Del resto, per quanto riguarda l'accoppiata Nardella-Carrai e le loro carriere tra i circoli del cosiddetto “giglio magico” renziano, sarebbe stato quantomeno ingenuo attendersi qualcosa di diverso. Sono anni che il primo, coi buoni uffici del secondo, si reca regolarmente “in visita” a Tel Aviv, pur anche soltanto in cerca di software che consentano di rilevare «movimenti sospetti di veicoli o persone», regalando a Firenze il primato di città con più telecamere di sorveglianza per abitante. Ora, visto come la resistenza palestinese sia riuscita a cogliere di sorpresa esercito e servizi segreti israeliani, può darsi che a qualcuno, a Palazzo Vecchio, sorgano dei dubbi sull'efficienza sionista.

Ma, in quel caso, faranno sentire la propria voce consoli e consiglieri il cui cuore batte all'unisono con quelli degli “aggrediti” e non permetteranno che certe intermediazioni vadano in fumo per la sfrontatezza degli “aggressori”.

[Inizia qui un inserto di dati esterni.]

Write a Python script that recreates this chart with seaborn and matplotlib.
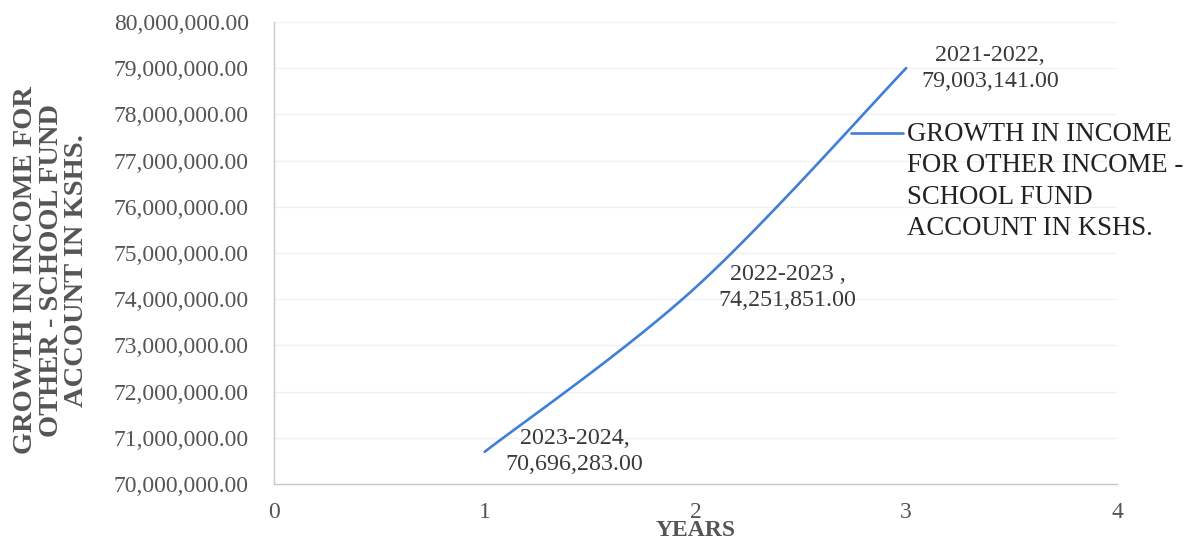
import numpy as np
import pandas as pd
import matplotlib
matplotlib.use("Agg")
import matplotlib.pyplot as plt
from matplotlib.lines import Line2D
from matplotlib.ticker import FuncFormatter, MultipleLocator
import seaborn as sns

# Income per financial year (KSHS), plotted against year index
years = [1, 2, 3]
periods = ["2023-2024,", "2022-2023 ,", "2021-2022,"]
income = [70696283.00, 74251851.00, 79003141.00]
series_name = "GROWTH IN INCOME\nFOR OTHER INCOME -\nSCHOOL FUND\nACCOUNT IN KSHS."
y_title = "GROWTH IN INCOME FOR\nOTHER - SCHOOL FUND\nACCOUNT IN KSHS."
x_title = "YEARS"

sns.set_theme(style="white")
plt.rcParams["font.family"] = ["Liberation Serif", "DejaVu Serif"]

LINE = "#3f7fd8"
TXT = "#3a3a3a"


def smooth_curve(xs, ys, n=60):
    """Spreadsheet-style smoothed line: cubic Bezier segments whose
    control points follow the neighbouring points."""
    p = np.column_stack([xs, ys]).astype(float)
    ext = np.vstack([p[0], p, p[-1]])
    out = []
    t = np.linspace(0, 1, n)[:, None]
    for i in range(len(p) - 1):
        p0, p1, p2, p3 = ext[i], ext[i + 1], ext[i + 2], ext[i + 3]
        c1 = p1 + (p2 - p0) / 6.0
        c2 = p2 - (p3 - p1) / 6.0
        seg = ((1 - t) ** 3) * p1 + 3 * ((1 - t) ** 2) * t * c1 \
            + 3 * (1 - t) * t ** 2 * c2 + t ** 3 * p2
        out.append(seg if i == 0 else seg[1:])
    arr = np.vstack(out)
    return arr[:, 0], arr[:, 1]


sx, sy = smooth_curve(years, income)
curve = pd.DataFrame({"year": sx, "income": sy})

fig = plt.figure(figsize=(11.89, 5.38), dpi=100)
ax = fig.add_axes([0.2304, 0.1004, 0.7090, 0.8586])

sns.lineplot(data=curve, x="year", y="income", ax=ax, color=LINE,
             linewidth=1.9, sort=False, estimator=None)

ax.set_xlim(0, 4)
ax.set_ylim(70_000_000, 80_000_000)
ax.xaxis.set_major_locator(MultipleLocator(1))
ax.yaxis.set_major_locator(MultipleLocator(1_000_000))
ax.yaxis.set_major_formatter(FuncFormatter(lambda v, _: f"{v:,.2f}"))
ax.xaxis.set_major_formatter(FuncFormatter(lambda v, _: f"{int(v)}"))

ax.grid(axis="y", color="#f1f1f1", linewidth=1.0)
for side in ("top", "right"):
    ax.spines[side].set_visible(False)
for side in ("left", "bottom"):
    ax.spines[side].set_color("#c8c8c8")
    ax.spines[side].set_linewidth(1.0)

ax.tick_params(axis="y", which="major", direction="inout", length=6,
               width=0.8, color="#c8c8c8", pad=15, labelsize=17,
               labelcolor="#555555")
ax.tick_params(axis="x", which="major", direction="out", length=4,
               width=0.8, color="#c8c8c8", pad=9, labelsize=17,
               labelcolor="#555555")
ax.set_ylabel("")
ax.set_xlabel(x_title, fontsize=17, fontweight="bold", color="#555555")
ax.xaxis.set_label_coords(0.5, -0.079)
ax.xaxis.label.set_va("top")

fig.text(0.043, 0.498, y_title, rotation=90, ha="center", va="center",
         multialignment="center", fontsize=20.5, fontweight="bold",
         color="#555555", linespacing=1.04)

# value labels beside each point
offsets = [(90, 0), (92, 0), (84, 0)]
for x, y, per, (dx, dy) in zip(years, income, periods, offsets):
    ax.annotate(f"{per}\n{y:,.2f}", xy=(x, y), xytext=(dx, dy),
                textcoords="offset pixels", ha="center", va="center",
                fontsize=17.3, color=TXT, linespacing=1.3)

# series key on the right
fig.add_artist(Line2D([851 / 1189, 903 / 1189], [1 - 133 / 538, 1 - 133 / 538],
                      color=LINE, linewidth=1.9, transform=fig.transFigure))
fig.text(907 / 1189, 1 - 122 / 538, series_name, ha="left", va="top",
         fontsize=19.3, color="#222222", linespacing=1.33)

fig.savefig("out.png", dpi=100)
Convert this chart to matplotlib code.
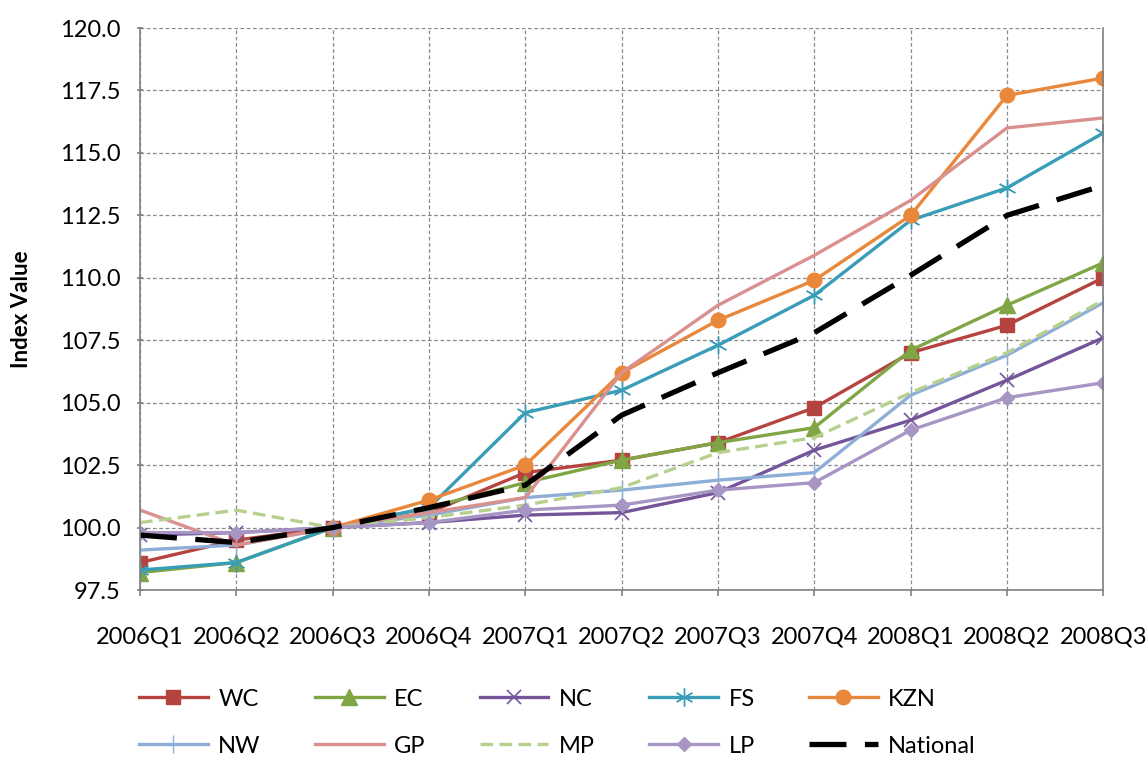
import numpy as np
import matplotlib.pyplot as plt

quarters = ['2006Q1', '2006Q2', '2006Q3', '2006Q4', '2007Q1', '2007Q2',
            '2007Q3', '2007Q4', '2008Q1', '2008Q2', '2008Q3']

wc = [98.6, 99.5, 100.0, 100.6, 102.2, 102.7, 103.4, 104.8, 107.0, 108.1, 110.0]
ec = [98.2, 98.6, 100.0, 100.8, 101.8, 102.7, 103.4, 104.0, 107.1, 108.9, 110.6]
nc = [99.7, 99.8, 100.0, 100.2, 100.5, 100.6, 101.4, 103.1, 104.3, 105.9, 107.6]
fs = [98.3, 98.6, 100.0, 100.8, 104.6, 105.5, 107.3, 109.3, 112.3, 113.6, 115.8]
kzn = [np.nan, np.nan, 100.0, 101.1, 102.5, 106.2, 108.3, 109.9, 112.5, 117.3, 118.0]
nw = [99.1, 99.3, 100.0, 100.5, 101.2, 101.5, 101.9, 102.2, 105.3, 106.9, 109.0]
gp = [100.7, 99.3, 100.0, 100.6, 101.2, 106.2, 108.9, 110.9, 113.1, 116.0, 116.4]
mp = [100.2, 100.7, 100.0, 100.4, 100.9, 101.6, 103.0, 103.6, 105.4, 107.0, 109.1]
lp = [99.8, 99.8, 100.0, 100.2, 100.7, 100.9, 101.5, 101.8, 103.9, 105.2, 105.8]
national = [99.7, 99.4, 100.0, 100.8, 101.7, 104.5, 106.2, 107.8, 110.1, 112.5, 113.7]

plt.rcParams['font.family'] = ['Lato', 'DejaVu Sans']
FS_TEXT = 17

fig = plt.figure(figsize=(11.48, 7.58), dpi=100)
ax = fig.add_axes([0.122, 0.2216, 0.839, 0.7414])
x = np.arange(len(quarters))

lw = 2.4
h = {}
h['WC'], = ax.plot(x, wc, color='#B5433F', lw=lw, marker='s', ms=9.5, label='WC')
h['EC'], = ax.plot(x, ec, color='#7FA545', lw=lw, marker='^', ms=11, label='EC')
h['NC'], = ax.plot(x, nc, color='#74559A', lw=lw, marker='x', ms=10, mew=1.2, label='NC')
h['FS'], = ax.plot(x, fs, color='#3A9DB8', lw=lw, marker=(6, 2, 0), ms=13, mew=1.0, label='FS')
h['KZN'], = ax.plot(x, kzn, color='#E9873A', lw=lw, marker='o', ms=10.5, label='KZN')
h['NW'], = ax.plot(x, nw, color='#8EAED8', lw=lw, marker='|', ms=13, mew=1.0, label='NW')
h['GP'], = ax.plot(x, gp, color='#D9908F', lw=lw, label='GP')
h['MP'], = ax.plot(x, mp, color='#B7D08E', lw=lw, ls=(0, (3.8, 1.9)), label='MP')
h['LP'], = ax.plot(x, lp, color='#A796C3', lw=lw, marker='D', ms=7.5, label='LP')
h['National'], = ax.plot(x, national, color='black', lw=3.8, ls=(0, (7, 3.5)), label='National')

ax.set_xlim(0, len(quarters) - 1)
ax.set_ylim(97.5, 120.0)
yt = np.arange(97.5, 120.01, 2.5)
ax.set_yticks(yt)
ax.set_yticklabels([f'{v:.1f}' for v in yt])
ax.set_xticks(x)
ax.set_xticklabels(quarters)
ax.tick_params(labelsize=FS_TEXT, length=4.5, color='#808080', width=1.2)
ax.tick_params(axis='y', direction='inout', pad=12)
ax.tick_params(axis='x', pad=22)
ax.grid(True, ls=(0, (3, 2)), color='#8a8a8a', lw=0.9)
ax.set_axisbelow(True)
for side in ['left', 'bottom', 'right']:
    ax.spines[side].set_color('#808080')
    ax.spines[side].set_linewidth(1.2)
ax.spines['top'].set_visible(False)
ax.set_ylabel('Index Value', fontsize=16, fontweight='bold', labelpad=20)

# legend reads row by row, matplotlib fills column by column
order = ['WC', 'NW', 'EC', 'GP', 'NC', 'MP', 'FS', 'LP', 'KZN', 'National']
ax.legend([h[k] for k in order], order, loc='center left',
          bbox_to_anchor=(0.113, 0.0468), bbox_transform=fig.transFigure,
          ncol=5, frameon=False, fontsize=FS_TEXT, handlelength=2.9,
          handletextpad=0.45, columnspacing=2.3, labelspacing=1.1,
          borderaxespad=0)

fig.savefig('out.png', dpi=100)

Il legame tra certi ambienti e Firenze deve perpetuarsi e la condanna «senza se e senza ma da tutte le istituzioni» deve farsi sempre più ampia. Il liberale, il reazionario, l'amante dell'ordine, come spesso amano definirsi questi individui, vede che “l'ordine” è stato sconvolto ed esige la condanna «senza se e senza ma». Lo schiavo ha avuto l'ardire di sbarellare il tavolo cui sono seduti gli “amanti dell'ordine” (pochi anni fa, Dario Nardella, di fronte all'assassinio di una persona di colore da parte di un razzista, nella “democratica” Firenze, chiese la condanna dei ragazzi di colore che, stanchi di esser presi di mira da fascisti e leghisti, avevano frantumato alcune fioriere nella “vetrina” pedonale della città) e allora, di fronte a tale spudoratezza, si deve condannare quello schiavo che ha innescato «una pericolosa escalation del conflitto israelo-palestinese».

È purtroppo da prevedere che, se non ci saranno sviluppi internazionali, la “rivolta di Spartaco”, preparata con una cura che ha messo in ridicolo la proclamata “efficienza” sionista, e maturata sull'onda dei recenti successi antimperialisti e anticoloniali, soprattutto in Africa, verrà soffocata dalle armi dei signori della guerra di Tel Aviv.

Ma, in ogni caso, a nessun democratico, a nessun comunista, verrà in mente di dire che non ne sia valsa la pena.